WOT warnt vor der Seite *"WOT-Warnung: Diese Seite hat einen schlechten Ruf."* AGB habe ich auf der Seite keine gefunden. Der Preis des Jahresabos wird nie erwähnt, nur der Preis der Einzelausgabe findet sich im ein einziges Mal im Fließtext nach weit über 100 Zeilen Buchstabenwüste, eine Preisangabe sollte aber ohne scrollen sichtbar sein. Dafür finde ich schon in der Titelleiste das Wort "Gratis-Test" und auch im restlichen Text wird mit Worten wie "kostenlos" oder "gratis" verschwenderisch umgegangen. 

Ich befürchte, daß es für den Verlag für die Deutsche Wirtschaft AG schwer wird einen Vertragsabschluß zu begründen. 

Nebelwolf


----------



## webwatcher (24 Februar 2010)

*AW: Computerwissen*

Das kann gut sein. Den Laden gibt es aber schon länger. Insofern  müßte eigentlich schon mal Beschwerden aufgetaucht sein. WOT ist ein *Hin*weis aber kein *Be*weis. Ist eine Grauzone. Sollte es konkrete Infos für 
fragwürdiges Geschäftsgebaren geben, wandert der Thread  in das dafür zuständige Forum.

Google  liefert bisher keinen Anhaltspunkt dafür.
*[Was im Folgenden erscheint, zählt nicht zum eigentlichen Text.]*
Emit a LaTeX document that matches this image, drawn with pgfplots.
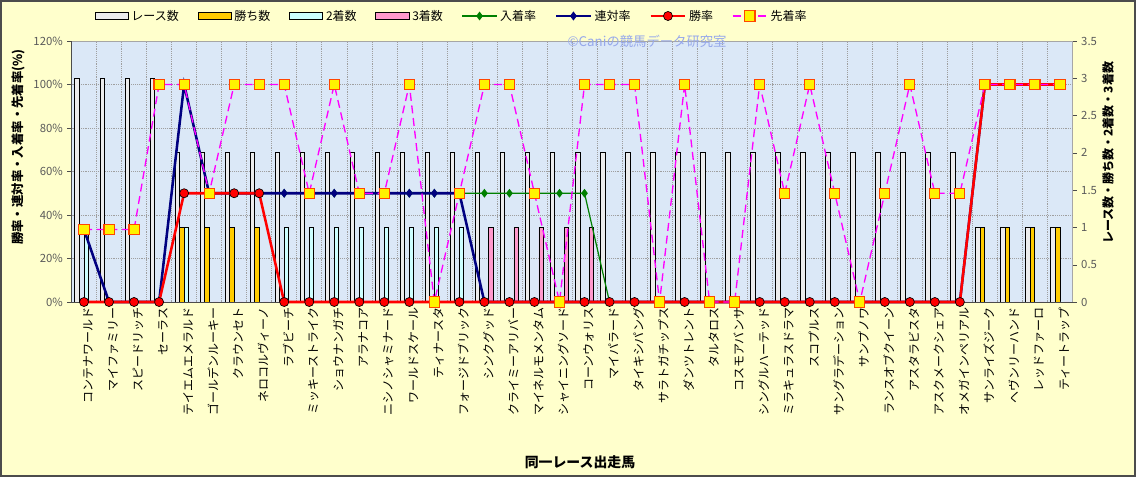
\documentclass[border=0pt]{standalone}
\usepackage{fontspec}
\setmainfont{Noto Sans CJK JP}
\usepackage{pgfplots}
\usepackage{pgfplotstable}
\pgfplotsset{compat=1.18}

\definecolor{bgyellow}{RGB}{255,255,204}
\definecolor{plotblue}{RGB}{219,232,247}
\definecolor{racegray}{RGB}{236,236,236}
\definecolor{wingold}{RGB}{255,204,0}
\definecolor{secondcyan}{RGB}{204,255,255}
\definecolor{thirdpink}{RGB}{255,153,204}
\definecolor{placegreen}{RGB}{0,128,0}
\definecolor{rennavy}{RGB}{0,0,128}
\definecolor{senmag}{RGB}{255,0,255}
\definecolor{sqedge}{RGB}{255,70,0}
\definecolor{wmblue}{RGB}{150,168,235}
\definecolor{ticktext}{RGB}{90,90,90}

% x race win second third place rentai winrate senchaku
\pgfplotstableread{
x race win second third place rentai winrate sen
1 3 0 1 0 33.3 33.3 0 33.3
2 3 0 0 0 0 0 0 33.3
3 3 0 0 0 0 0 0 33.3
4 3 0 0 0 0 0 0 100
5 2 1 1 0 100 100 50 100
6 2 1 0 0 50 50 50 50
7 2 1 0 0 50 50 50 100
8 2 1 0 0 50 50 50 100
9 2 0 1 0 50 50 0 100
10 2 0 1 0 50 50 0 50
11 2 0 1 0 50 50 0 100
12 2 0 1 0 50 50 0 50
13 2 0 1 0 50 50 0 50
14 2 0 1 0 50 50 0 100
15 2 0 1 0 50 50 0 0
16 2 0 1 0 50 50 0 50
17 2 0 0 1 50 0 0 100
18 2 0 0 1 50 0 0 100
19 2 0 0 1 50 0 0 50
20 2 0 0 1 50 0 0 0
21 2 0 0 1 50 0 0 100
22 2 0 0 0 0 0 0 100
23 2 0 0 0 0 0 0 100
24 2 0 0 0 0 0 0 0
25 2 0 0 0 0 0 0 100
26 2 0 0 0 0 0 0 0
27 2 0 0 0 0 0 0 0
28 2 0 0 0 0 0 0 100
29 2 0 0 0 0 0 0 50
30 2 0 0 0 0 0 0 100
31 2 0 0 0 0 0 0 50
32 2 0 0 0 0 0 0 0
33 2 0 0 0 0 0 0 50
34 2 0 0 0 0 0 0 100
35 2 0 0 0 0 0 0 50
36 2 0 0 0 0 0 0 50
37 1 1 0 0 100 100 100 100
38 1 1 0 0 100 100 100 100
39 1 1 0 0 100 100 100 100
40 1 1 0 0 100 100 100 100
}\horses

\pgfplotsset{
  barlegend/.style={legend image code/.code={\draw[##1] (0pt,-2.3pt) rectangle (25pt,2.3pt);}},
  linelegend/.style={legend image code/.code={\draw[mark repeat=2,mark phase=2,##1] plot coordinates {(0pt,0pt) (13pt,0pt) (26pt,0pt)};}},
  frame/.style={at={(53.625pt,131.25pt)}, anchor=south west, scale only axis,
    width=750.75pt, height=195.75pt, xmin=0.5, xmax=40.5},
}

\begin{document}
\begin{tikzpicture}
\path[use as bounding box] (0,0) rectangle (852pt,357.75pt);
\draw[line width=1.5pt, black!70, fill=bgyellow] (0.75pt,0.75pt) rectangle (851.25pt,357pt);

% counts on the right axis
\begin{axis}[frame,
  ymin=0, ymax=3.5,
  axis background/.style={fill=plotblue},
  axis line style={gray!70},
  xtick={1.5,2.5,...,39.5}, xticklabels={}, xmajorgrids, x tick style={draw=none},
  ytick={0,0.5,...,3.5}, yticklabels={0,0.5,1,1.5,2,2.5,3,3.5},
  ytick pos=right, yticklabel pos=right,
  tick align=outside, major tick length=3pt, y tick style={black!70},
  extra y ticks={0.58333,1.16667,1.75,2.33333,2.91667},
  extra y tick labels={},
  extra y tick style={ymajorgrids=true, tick style={draw=none}},
  grid style={densely dotted, gray!75},
  yticklabel style={font=\fontsize{8.5pt}{10pt}\selectfont, text=ticktext},
]
\addplot[ybar, bar width=3.4pt, bar shift=-5.1pt, draw=black, fill=racegray, line width=0.7pt] table[x=x,y=race]{\horses};
\addplot[ybar, bar width=3.4pt, bar shift=-1.7pt, draw=black, fill=wingold, line width=0.7pt] table[x=x,y=win]{\horses};
\addplot[ybar, bar width=3.4pt, bar shift=1.7pt, draw=black, fill=secondcyan, line width=0.7pt] table[x=x,y=second]{\horses};
\addplot[ybar, bar width=3.4pt, bar shift=5.1pt, draw=black, fill=thirdpink, line width=0.7pt] table[x=x,y=third]{\horses};
\end{axis}

% rates on the left axis
\begin{axis}[frame,
  ymin=0, ymax=120,
  axis x line*=bottom, axis y line*=left, axis line style={-, black!70},
  xtick={1,...,40},
  xticklabels={コンテナワールド,マイファミリー,スピードリッチ,セーラス,テイエムエメラルド,ゴールデンルーキー,クラウンセト,ネロコルヴィーノ,ラブビーチ,ミッキーストライク,ショウナンガチ,アラナコア,ニシノシャミナード,ワールドスケール,ティナースタ,フォージドブリック,シンクグッド,クライミーアリバー,マイネルモメンタム,シャイニングソード,コーンウォリス,マイパラード,タイキシパング,サラトガチップス,ダンツトレント,タルタロス,コスモアバンサ,シングルハーテッド,ミラキュラスドラマ,スコプルス,サングラデーション,サンプノワ,ランスオブクイーン,アスタラビスタ,アスクメークシェア,オメガインペリアル,サンライズジーク,ヘヴンリーハンド,レッドファーロ,ティートラップ},
  x tick style={draw=none},
  xticklabel style={rotate=90, anchor=east, font=\fontsize{9pt}{10pt}\selectfont, inner sep=1pt, yshift=-3pt},
  ytick={0,20,...,120}, yticklabels={0\%,20\%,40\%,60\%,80\%,100\%,120\%},
  tick align=outside, major tick length=3pt, y tick style={black!70},
  yticklabel style={font=\fontsize{8.5pt}{10pt}\selectfont, text=ticktext},
  clip=false,
  linelegend,
  legend columns=8,
  legend cell align=left,
  legend style={at={(rel axis cs:0.38,1.0958)}, anchor=center, draw=none, fill=none,
    font=\fontsize{9pt}{10pt}\selectfont,
    /tikz/every even column/.append style={column sep=12pt}},
  legend entries={レース数,勝ち数,2着数,3着数,入着率,連対率,勝率,先着率},
]
\addlegendimage{barlegend, draw=black, fill=racegray, line width=0.7pt}
\addlegendimage{barlegend, draw=black, fill=wingold, line width=0.7pt}
\addlegendimage{barlegend, draw=black, fill=secondcyan, line width=0.7pt}
\addlegendimage{barlegend, draw=black, fill=thirdpink, line width=0.7pt}
\addplot[placegreen, line width=0.9pt, mark=diamond*, mark size=2.6pt, mark options={fill=placegreen, draw=placegreen}] table[x=x,y=place]{\horses};
\addplot[rennavy, line width=1.9pt, mark=diamond*, mark size=3pt, mark options={fill=rennavy, draw=rennavy, line width=0.5pt}] table[x=x,y=rentai]{\horses};
\addplot[red, line width=1.9pt, mark=*, mark size=3.4pt, mark options={fill=red, draw=black, line width=0.5pt}] table[x=x,y=winrate]{\horses};
\addplot[senmag, line width=1pt, dash pattern=on 6pt off 3.5pt, mark=square*, mark size=3.8pt, mark options={fill=yellow, draw=sqedge, solid, line width=0.8pt}] table[x=x,y=sen]{\horses};
\node[text=wmblue, font=\fontsize{10pt}{12pt}\selectfont] at (rel axis cs:0.575,1.0) {©Caniの競馬データ研究室};
\node[rotate=90, font=\fontsize{9.3pt}{11pt}\selectfont\bfseries] at (rel axis cs:-0.0534,0.594) {勝率・連対率・入着率・先着率(\%)};
\node[rotate=90, font=\fontsize{9pt}{11pt}\selectfont\bfseries] at (rel axis cs:1.0355,0.571) {レース数・勝ち数・2着数・3着数};
\node[font=\fontsize{10.4pt}{12pt}\selectfont\bfseries] at (rel axis cs:0.508,-0.613) {同一レース出走馬};
\end{axis}
\end{tikzpicture}
\end{document}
PS: Ein Massenmarkt ist es eh nicht....


----------



## muzikfan (6 April 2010)

*AW: Computerwissen*

[noparse]Hey Leute, also ich bin darauf reingefallen.
Ich habe damals einen Newsletter bekommen, wo groß und breit drin stand, die 7 haeufigsten Windowsprobleme loesen mit irgendeinem tool. ich hab darauf geklickt und bin zu dem gratis download gekommen, wo ich meine persoenlichen daten eingeben musste. ich hab keine ahnung warum ich das gemacht habe. dann habe ich alle 2 wochen oder so, son a4 wisch bekommen wo ne cd drauf ist und n paar blaetter mit text. der inhalt war mega langweilig und nix neues. ja und jetzt hab ich eine quartalsrechnung von 55.89 im briefkasten liegen...

ich da gleich angerufen und die mich darauf hingewiesen, dass es ja auf der seite stand und ich haette das wissen muessen.
ich hab aber nie ueber diese seite bestellt. ich wurde irgendwie ueber diese email auf irgendeine seite geleitet.
sie meinte aber in ihrem system steunde, das ich am 19.01 auf ihrer seite war und dann auch eine rechnung per email bekommen habe.
ich habe aber nie eine rechnung nach hause bekommen.
bis heute...
was soll ich tun.
ganz klare abzocke und ich weiger mich das zu bezahlen. ich hab das nie so geordert. 
ComputerWissen.de 
witzig ist auch, das sie mich telefonisch dann auf die seite geleitet hat und zu dem formular und da stuende es ja dann gleich. wie gesagt, ich hab die seite aber noch nie vorher besucht...brauche hilfe! [/noparse]


----------



## Teleton (6 April 2010)

*AW: Computerwissen*

Geh zur Verbraucherzentrale oder einem Anwalt und laß die Widerrufsbelehrung prüfen.


----------



## Rennzi (7 April 2010)

*AW: Computerwissen*

Ich vermute mal, dass es genau so läuft wie bei Rechnungswesen Aktuell der BWR-media/VNR

Ist bei Rechti als nicht ganz sauberer Verein bekannt. Bei 26 Postings gab es 2000 Klicks. 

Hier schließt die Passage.